Questioning meritocracy unsettles that comfort. It suggests that inequality may arise from inherited advantage rather than personal failure. It implies that institutions claiming neutrality may reproduce existing hierarchies.
For societies built on ideals of fairness and opportunity, such doubts can feel destabilising.
Old hierarchies in new language
History rarely replaces one system with another overnight. Structures evolve gradually, carrying elements of the past into the present. Aristocratic privilege faded, but its logic adapted.
Elite schools replaced noble titles as markers of status. Professional networks performed the social work once handled by royal courts. Wealth continued to circulate within familiar circles.
Meritocracy provided a language that justified these continuities. Success could be explained as the natural reward for talent while structural advantages remained largely invisible.

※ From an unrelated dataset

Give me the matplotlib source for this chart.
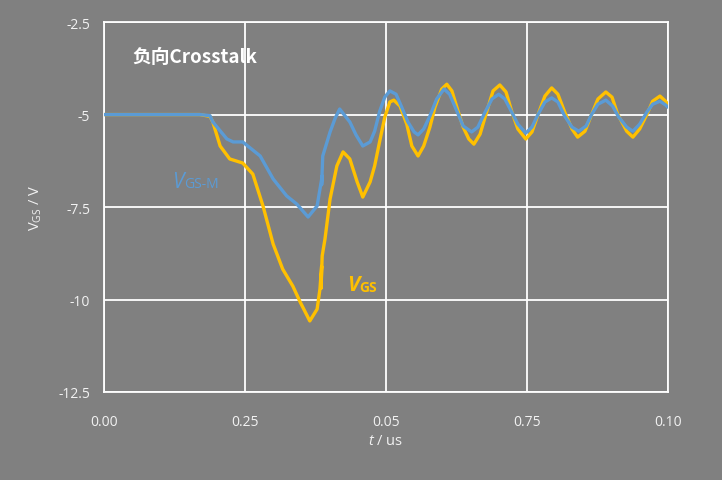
import matplotlib
matplotlib.use("Agg")
import matplotlib.pyplot as plt

# --- data (t in axis units, V in volts) ---
t_vgs = [0.0, 0.0170, 0.0188, 0.0193, 0.0206, 0.0223, 0.0246, 0.0264, 0.0282, 0.0300,
         0.0317, 0.0335, 0.0348, 0.0365, 0.0378, 0.0383, 0.0386, 0.0385, 0.0387, 0.0392,
         0.0401, 0.0413, 0.0424, 0.0436, 0.0449, 0.0459, 0.0472, 0.0480, 0.0489, 0.0498,
         0.0507, 0.0514, 0.0525, 0.0537, 0.0546, 0.0557, 0.0567, 0.0578, 0.0587, 0.0599,
         0.0608, 0.0617, 0.0628, 0.0637, 0.0647, 0.0656, 0.0667, 0.0679, 0.0690, 0.0702,
         0.0713, 0.0723, 0.0734, 0.0748, 0.0759, 0.0770, 0.0782, 0.0794, 0.0805, 0.0817,
         0.0830, 0.0840, 0.0853, 0.0865, 0.0876, 0.0890, 0.0901, 0.0911, 0.0927, 0.0938,
         0.0950, 0.0963, 0.0973, 0.0986, 0.0996, 0.1000]
v_vgs = [-5.0, -5.0, -5.05, -5.20, -5.85, -6.20, -6.31, -6.61, -7.47, -8.50,
         -9.18, -9.64, -10.07, -10.58, -10.26, -9.72, -9.10, -9.70, -8.82, -8.36,
         -7.28, -6.39, -6.01, -6.20, -6.82, -7.23, -6.82, -6.39, -5.72, -5.07,
         -4.66, -4.61, -4.77, -5.26, -5.85, -6.12, -5.85, -5.34, -4.80, -4.31,
         -4.18, -4.36, -4.91, -5.34, -5.66, -5.80, -5.53, -4.91, -4.36, -4.20,
         -4.39, -4.91, -5.39, -5.66, -5.47, -4.99, -4.50, -4.28, -4.45, -4.93,
         -5.39, -5.61, -5.45, -4.99, -4.58, -4.39, -4.53, -4.99, -5.45, -5.61,
         -5.39, -4.99, -4.64, -4.50, -4.64, -4.72]

t_vgsm = [0.0, 0.0170, 0.0188, 0.0193, 0.0218, 0.0229, 0.0246, 0.0277, 0.0300, 0.0324,
          0.0342, 0.0362, 0.0378, 0.0387, 0.0386, 0.0388, 0.0401, 0.0410, 0.0418, 0.0436,
          0.0447, 0.0459, 0.0472, 0.0480, 0.0489, 0.0498, 0.0507, 0.0518, 0.0528, 0.0539,
          0.0550, 0.0557, 0.0567, 0.0578, 0.0590, 0.0603, 0.0613, 0.0626, 0.0637, 0.0652,
          0.0663, 0.0676, 0.0688, 0.0700, 0.0711, 0.0723, 0.0734, 0.0748, 0.0759, 0.0770,
          0.0782, 0.0794, 0.0805, 0.0817, 0.0830, 0.0842, 0.0855, 0.0865, 0.0876, 0.0890,
          0.0902, 0.0913, 0.0927, 0.0938, 0.0950, 0.0963, 0.0973, 0.0986, 0.0996, 0.1000]
v_vgsm = [-5.0, -5.0, -5.03, -5.20, -5.66, -5.74, -5.74, -6.12, -6.74, -7.20,
          -7.42, -7.77, -7.47, -6.66, -6.90, -6.12, -5.47, -5.10, -4.85, -5.20,
          -5.55, -5.85, -5.74, -5.45, -4.91, -4.53, -4.36, -4.45, -4.80, -5.20,
          -5.47, -5.55, -5.39, -5.04, -4.58, -4.31, -4.45, -4.91, -5.31, -5.47,
          -5.34, -4.93, -4.58, -4.45, -4.58, -4.93, -5.26, -5.50, -5.34, -4.99,
          -4.66, -4.55, -4.66, -5.04, -5.34, -5.45, -5.31, -4.99, -4.72, -4.61,
          -4.77, -5.07, -5.34, -5.45, -5.26, -4.93, -4.72, -4.64, -4.74, -4.80]

x_ticks = [0.0, 0.025, 0.05, 0.075, 0.1]
x_tick_labels = ["0.00", "0.25", "0.05", "0.75", "0.10"]
y_ticks = [-12.5, -10, -7.5, -5, -2.5]
y_tick_labels = ["-12.5", "-10", "-7.5", "-5", "-2.5"]

BG = "#808080"
YELLOW = "#FFC000"
BLUE = "#5B9BD5"
TXT = "#F2F2F2"

plt.rcParams['font.family'] = ['Open Sans', 'Noto Sans CJK SC', 'DejaVu Sans']
plt.rcParams['mathtext.fontset'] = 'custom'
plt.rcParams['mathtext.rm'] = 'Open Sans'
plt.rcParams['mathtext.it'] = 'Open Sans:italic'

fig = plt.figure(figsize=(7.22, 4.81), dpi=100, facecolor=BG)
ax = fig.add_axes([0.144, 0.183, 0.781, 0.769], facecolor=BG)

ax.plot(t_vgs, v_vgs, color=YELLOW, lw=2.4, zorder=3,
        solid_joinstyle="round", solid_capstyle="round")
ax.plot(t_vgsm, v_vgsm, color=BLUE, lw=2.4, zorder=4,
        solid_joinstyle="round", solid_capstyle="round")

ax.set_xlim(0, 0.1)
ax.set_ylim(-12.5, -2.5)
ax.set_xticks(x_ticks)
ax.set_xticklabels(x_tick_labels)
ax.set_yticks(y_ticks)
ax.set_yticklabels(y_tick_labels)
ax.tick_params(length=0, colors=TXT, labelsize=10, pad=10)
ax.tick_params(axis='x', pad=16)
ax.grid(True, color="white", lw=1.3, zorder=1)
ax.set_axisbelow(True)
for s in ax.spines.values():
    s.set_color("white")
    s.set_linewidth(1.3)

ax.set_xlabel("$t$ / us", color=TXT, fontsize=10.5, labelpad=3)
ax.set_ylabel(r"$\mathrm{V}_{\mathrm{GS}}$ / V", color=TXT, fontsize=10.5, labelpad=10)

ax.text(0.005, -3.42, "负向Crosstalk", color="white", fontsize=13.5, fontweight="bold",
        family=['Noto Sans CJK SC', 'DejaVu Sans'], va="center", ha="left")

# curve labels: italic V with small subscript
v1 = ax.text(0.0121, -6.82, "V", color=BLUE, fontsize=15, style="italic", va="center", ha="left")
ax.annotate("GS-M", xy=(1, 0), xycoords=v1, xytext=(0, 1), textcoords="offset points",
            color=BLUE, fontsize=10, va="bottom", ha="left")
v2 = ax.text(0.0431, -9.6, "V", color=YELLOW, fontsize=15, style="italic", fontweight="bold",
             va="center", ha="left")
ax.annotate("GS", xy=(1, 0), xycoords=v2, xytext=(0, 1), textcoords="offset points",
            color=YELLOW, fontsize=10, fontweight="bold", va="bottom", ha="left")

fig.savefig("out.png", dpi=100, facecolor=BG)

The result is a system that celebrates individual achievement while quietly preserving patterns of influence.
Returning to the present
The decision to strike Iran will eventually become another chapter in the long history of foreign policy debates. Analysts will examine intelligence, motives, and consequences. Some will defend the choice. Others will condemn it.
What the episode already reveals is something older and more persistent. Even in societies that champion meritocracy, immense power can still concentrate within a narrow leadership circle. Decisions with global consequences may unfold without broad consensus or clear demonstration of superior judgement.
The belief that the best naturally rise to guide us is attractive. It offers confidence in the fairness of the system and the wisdom of those who lead it.
History encourages caution.
Merit does matter. Talent and effort shape lives and institutions in countless ways. Yet power rarely travels by merit alone. It follows wealth, influence, education, and proximity to decision making.
The myth of meritocracy comforts us because it promises a fair world. The lesson of history is quieter and less satisfying.
Systems that claim to reward merit must always be questioned, because the people deciding what counts as merit often sit at the very top.